== Given data ==
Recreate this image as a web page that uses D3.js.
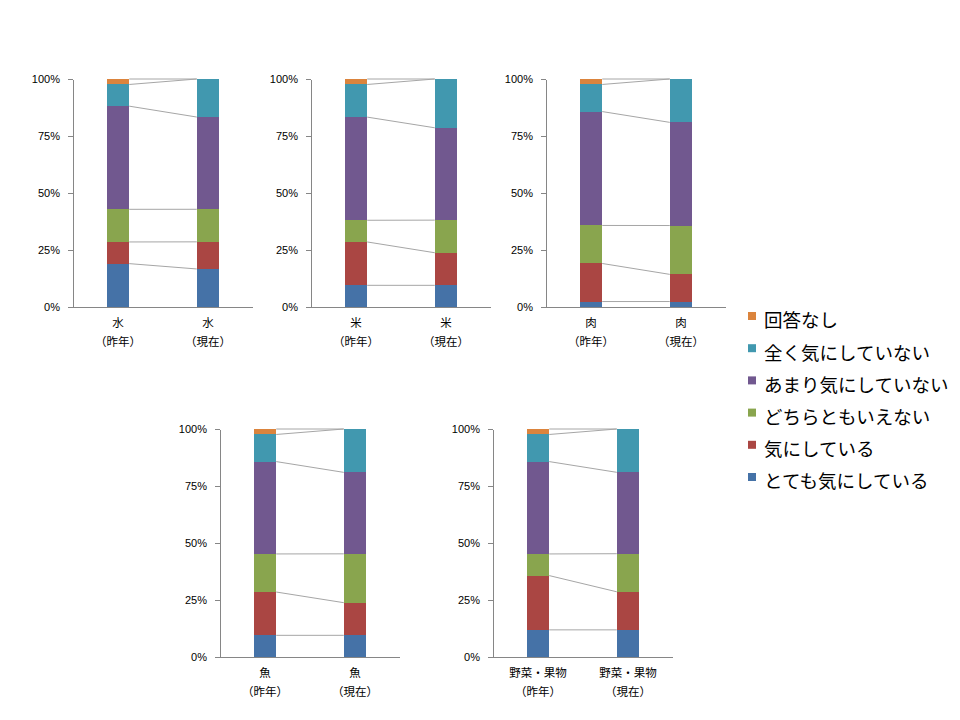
<!DOCTYPE html>
<html lang="ja">
  <head>
    <meta charset="UTF-8" />
    <title>食品の気にしている度合い</title>
    <style>
      body { margin: 0; background: #fff; }
      svg { display: block; font-family: "Noto Sans CJK JP", "Noto Sans", sans-serif; }
      .axis path, .axis line { stroke: #868686; shape-rendering: crispEdges; }
      .axis text { fill: #000; font-size: 11px; }
    </style>
  </head>
  <body>
    <svg width="960" height="720"></svg>

    <script src="https://d3js.org/d3.v7.min.js"></script>
    <script>
      // categories / series
      const foods = ["水", "米", "肉", "魚", "野菜・果物"];
      const periods = ["（昨年）", "（現在）"];
      const seriesNames = [
        "とても気にしている",
        "気にしている",
        "どちらともいえない",
        "あまり気にしていない",
        "全く気にしていない",
        "回答なし",
      ];
      const colors = ["#4572A7", "#AA4643", "#89A54E", "#71588F", "#4198AF", "#DB843D"];
      const yTicks = [0, 0.25, 0.5, 0.75, 1];

      // percentages, [昨年, 現在], series in order above
      const water = [
        [19.0, 9.5, 14.3, 45.2, 9.5, 2.4],
        [16.7, 11.9, 14.3, 40.5, 16.7, 0],
      ];
      const rice = [
        [9.5, 19.0, 9.5, 45.2, 14.3, 2.4],
        [9.5, 14.3, 14.3, 40.5, 21.4, 0],
      ];
      const meat = [
        [2.4, 16.7, 16.7, 50.0, 11.9, 2.4],
        [2.4, 11.9, 21.4, 45.2, 19.0, 0],
      ];
      const fish = [
        [9.5, 19.0, 16.7, 40.5, 11.9, 2.4],
        [9.5, 14.3, 21.4, 35.7, 19.0, 0],
      ];
      const veg = [
        [11.9, 23.8, 9.5, 40.5, 11.9, 2.4],
        [11.9, 16.7, 16.7, 35.7, 19.0, 0],
      ];
      const foodValues = [water, rice, meat, fish, veg];

      // panel layout (plot area of each small chart)
      const panels = [
        { x: 73, top: 79, bottom: 307 },
        { x: 311, top: 79, bottom: 307 },
        { x: 546, top: 79, bottom: 307 },
        { x: 220, top: 429, bottom: 657 },
        { x: 493, top: 429, bottom: 657 },
      ];
      const panelWidth = 180;

      const svg = d3.select("svg");
      const keys = d3.range(seriesNames.length);
      const stack = d3.stack().keys(keys).offset(d3.stackOffsetExpand);

      foods.forEach((food, fi) => {
        const p = panels[fi];
        const rows = foodValues[fi].map((vals, pi) => {
          const row = { period: periods[pi] };
          vals.forEach((v, k) => (row[k] = v));
          return row;
        });
        const layers = stack(rows);

        const x = d3.scaleBand().domain(periods).range([p.x, p.x + panelWidth]);
        const y = d3.scaleLinear().domain([0, 1]).range([p.bottom, p.top]);
        const barW = x.bandwidth() / 4;
        const barX = (d) => x(d.data.period) + (x.bandwidth() - barW) / 2;

        const g = svg.append("g");

        // series lines between the two bars
        g.append("g")
          .selectAll("line")
          .data(layers)
          .join("line")
          .attr("x1", (L) => barX(L[0]) + barW)
          .attr("x2", (L) => barX(L[1]))
          .attr("y1", (L) => y(L[0][1]))
          .attr("y2", (L) => y(L[1][1]))
          .attr("stroke", "#a6a6a6")
          .attr("stroke-width", 1);

        // bars
        g.append("g")
          .selectAll("g")
          .data(layers)
          .join("g")
          .attr("fill", (L) => colors[L.key])
          .selectAll("rect")
          .data((L) => L)
          .join("rect")
          .attr("x", barX)
          .attr("width", barW)
          .attr("y", (d) => y(d[1]))
          .attr("height", (d) => y(d[0]) - y(d[1]))
          .attr("shape-rendering", "crispEdges");

        // axes
        g.append("g")
          .attr("class", "axis")
          .attr("transform", `translate(${p.x},0)`)
          .call(
            d3.axisLeft(y).tickValues(yTicks).tickFormat(d3.format(".0%"))
              .tickSizeInner(5).tickSizeOuter(0).tickPadding(8)
          );

        g.append("line")
          .attr("x1", p.x)
          .attr("x2", p.x + panelWidth)
          .attr("y1", p.bottom + 0.5)
          .attr("y2", p.bottom + 0.5)
          .attr("stroke", "#868686");

        // category labels (two lines)
        const lab = g.append("g")
          .selectAll("text")
          .data(periods)
          .join("text")
          .attr("x", (d) => x(d) + x.bandwidth() / 2)
          .attr("text-anchor", "middle")
          .attr("font-size", 11.5)
          .attr("fill", "#000");
        lab.append("tspan")
          .attr("x", (d) => x(d) + x.bandwidth() / 2)
          .attr("y", p.bottom + 20)
          .text(food);
        lab.append("tspan")
          .attr("x", (d) => x(d) + x.bandwidth() / 2)
          .attr("y", p.bottom + 39)
          .text((d) => d);
      });

      // legend (top entry = top of stack)
      const legendItems = keys.slice().reverse();
      const legend = svg.append("g")
        .selectAll("g")
        .data(legendItems)
        .join("g")
        .attr("transform", (d, i) => `translate(748,${321 + i * 32.2})`);
      legend.append("rect")
        .attr("y", -9)
        .attr("width", 8)
        .attr("height", 8)
        .attr("fill", (d) => colors[d]);
      legend.append("text")
        .attr("x", 16)
        .attr("dy", "0.35em")
        .attr("font-size", 18.5)
        .attr("fill", "#000")
        .text((d) => seriesNames[d]);
    </script>
  </body>
</html>
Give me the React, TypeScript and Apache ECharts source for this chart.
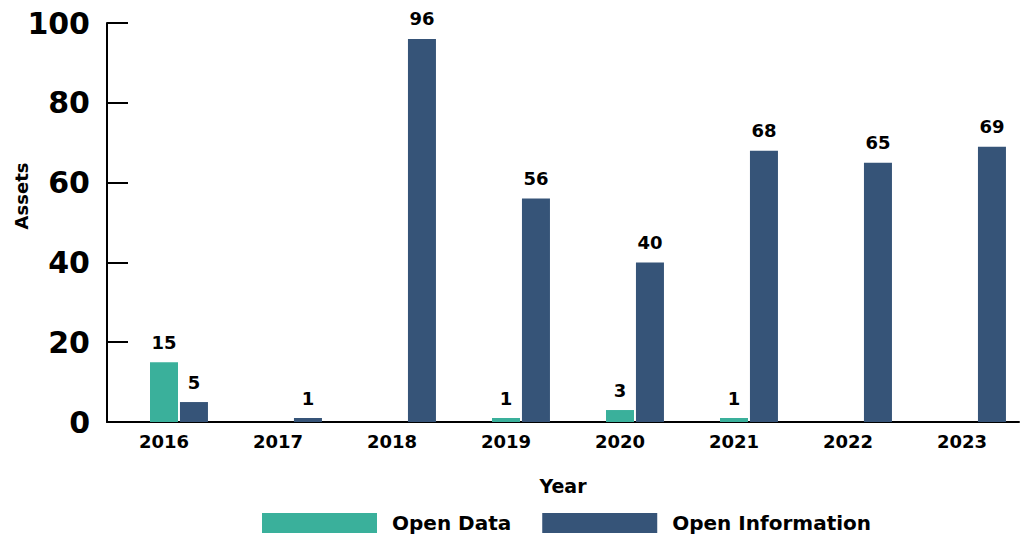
import React, { useEffect, useRef } from "react";
import * as echarts from "echarts";

const years = ["2016", "2017", "2018", "2019", "2020", "2021", "2022", "2023"];
const openData: (number | null)[] = [15, null, null, 1, 3, 1, null, null];
const openInformation: (number | null)[] = [5, 1, 96, 56, 40, 68, 65, 69];
const padding: (number | null)[] = [null, null, null, null, null, null, null, null];
const yTicks = { min: 0, max: 100, interval: 20 };
const yAxisTitle = "Assets";
const xAxisTitle = "Year";

const FONT = "DejaVu Sans";

export default function App() {
  const ref = useRef<HTMLDivElement>(null);
  useEffect(() => {
    document.body.style.margin = "0";
    if (!ref.current) return;
    const chart = echarts.init(ref.current, undefined, { renderer: "svg" });
    const labelStyle = {
      show: true,
      position: "top" as const,
      distance: 11,
      color: "#000",
      fontFamily: FONT,
      fontWeight: "bold" as const,
      fontSize: 18,
    };
    chart.setOption({
      animation: false,
      backgroundColor: "#fff",
      textStyle: { fontFamily: FONT },
      grid: { left: 107, right: 11, top: 23, bottom: 113, containLabel: false, outerBoundsMode: "none" },
      graphic: [
        {
          type: "text",
          x: 21,
          y: 196,
          rotation: Math.PI / 2,
          style: {
            text: yAxisTitle,
            fill: "#000",
            font: `bold 18px "${FONT}"`,
            textAlign: "center",
            textVerticalAlign: "middle",
          },
        },
      ],
      legend: {
        data: ["Open Data", "Open Information"],
        top: 512,
        left: 262,
        padding: 0,
        itemWidth: 115,
        itemHeight: 20,
        itemGap: 31,
        icon: "rect",
        textStyle: {
          color: "#000",
          fontFamily: FONT,
          fontWeight: "bold",
          fontSize: 20,
          lineHeight: 22,
          padding: [0, 0, 0, 10],
        },
      },
      xAxis: {
        type: "category",
        data: years,
        name: xAxisTitle,
        nameLocation: "middle",
        nameGap: 54,
        nameTextStyle: { color: "#000", fontFamily: FONT, fontWeight: "bold", fontSize: 19 },
        axisLine: { lineStyle: { color: "#000", width: 2 } },
        axisTick: { inside: true, length: 9, lineStyle: { color: "#000", width: 2 } },
        axisLabel: { color: "#000", fontFamily: FONT, fontWeight: "bold", fontSize: 18, margin: 10 },
      },
      yAxis: {
        type: "value",
        min: yTicks.min,
        max: yTicks.max,
        interval: yTicks.interval,
        axisLine: { show: true, lineStyle: { color: "#000", width: 2 } },
        axisTick: { show: true, inside: true, length: 21, lineStyle: { color: "#000", width: 2 } },
        splitLine: { show: false },
        axisLabel: { color: "#000", fontFamily: FONT, fontWeight: "bold", fontSize: 30, margin: 17 },
      },
      series: [
        {
          name: "_pad",
          type: "bar",
          data: padding,
          barWidth: 28,
          barGap: "7%",
          silent: true,
          itemStyle: { color: "transparent" },
        },
        {
          name: "Open Data",
          type: "bar",
          data: openData,
          barWidth: 28,
          barGap: "7%",
          itemStyle: { color: "#3AB09B" },
          label: labelStyle,
        },
        {
          name: "Open Information",
          type: "bar",
          data: openInformation,
          barWidth: 28,
          barGap: "7%",
          itemStyle: { color: "#365478" },
          label: labelStyle,
        },
      ],
    });
    return () => chart.dispose();
  }, []);
  return <div ref={ref} style={{ width: 1030, height: 535 }} />;
}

== What the task requires ==
Look through the data above. Find each line with the string "React" and copy it.

== Result of the exercise ==
Give me the React, TypeScript and Apache ECharts source for this chart.
import React, { useEffect, useRef } from "react";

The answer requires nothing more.